Talk-show hosts and print pundits made great, gleeful note of the story: The U.S. Supreme Court strikes down a federal court order that Arizona prisons provide inmates with top-drawer law libraries! "Such gross overreaching by a federal district court simply cannot be tolerated in our federal system," Justice Clarence Thomas wrote in the high court's 8-1 ruling, which followed a six-year legal battle between inmates and the Arizona Department of Corrections. The news was so hot that Attorney General Grant Woods cut short his vacation to take full public credit for the great victory.
Although The Flash doesn't like to give barristers credit for good work, he realizes he should make an exception this time.

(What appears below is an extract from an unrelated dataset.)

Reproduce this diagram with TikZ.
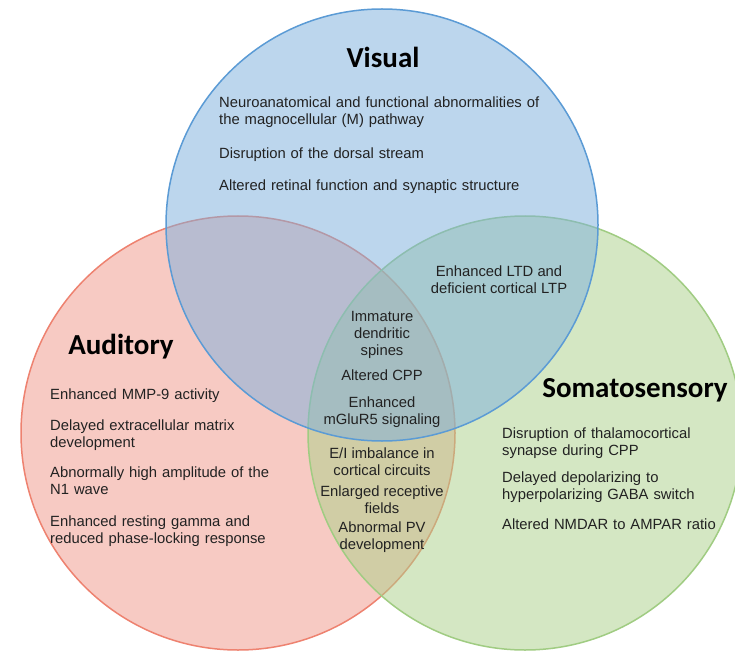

Not for camera-huggin', press-conference-lovin' Grant Woods, of course.
No, here's to the little-known team of lawyers, led by Dan Struck at the Phoenix firm of Jones, Skelton and Hochuli, that did the six years of legwork that were the basis for the prison-library victory. It was a team that got nary a word of public thanks from Our Attorney General, who came in at the 11th hour, argued the Struck team's case before the Supremes (who, undoubtedly, had their minds made up when they agreed to consider the matter) and then hogged all the glory.
To paraphrase Justice Thomas: "Such gross overreaching by a state attorney general simply cannot be tolerated . . ."
Have You Called Area Code 51?
A year ago, William Cooper was riding a crest of popularity as one of the top propagandists in the militia movement. From his White Mountain "resource center"--actually a $500-a-month storefront in the decaying commercial district of St. Johns--Cooper filled a shortwave band with an unsteady stream of fear and conspiracy, much of it connected to his book Behold a Pale Horse. His rambling rhetoric ranged from UFO encounters to Kennedy assassination plots (JFK's driver did the deed, if you must know) to secret Masonic rituals in Las Vegas casinos. Cooper's believers visited St. Johns to attend expensive weeklong seminars on surviving the New World Order.
But St. Johns' raucus times are over.
Cooper abruptly left the Apache County town in April. Some residents say he moved to nearby Springerville. Other residents say he's in Wyoming. No one seems to know for sure. "I don't know where he is, and I could care-a-less," says an agitated Tim Lespearance, a former Cooper business associate who runs a St. Johns diner with the charming multicultural name of Kathy's Kountry Kitchen.
Of course, anyone who really wanted to find Cooper would just make contact with Ambassador Krlll, the vowelless alien who, according to Cooper, signed a secret treaty in the 1950s with President Eisenhower.
But Do Have a Nice Day
The Tucson Weekly gets "darted" in the current issue of the Columbia Journalism Review for letting Sierra Club lobbyist Raena Honan write about environmental matters under the pseudonym of Sidney Phillips. The CJR blurb was inspired by a story New Times published in February; you may remember what the Weekly's managing editor, Dan Huff, asked when we requested comment on the byline legerdemain: "Why don't you go fuck yourself?"
Well, Dan, after all these months, you've finally got the answer to your query: No thanks, we'd rather fuck you.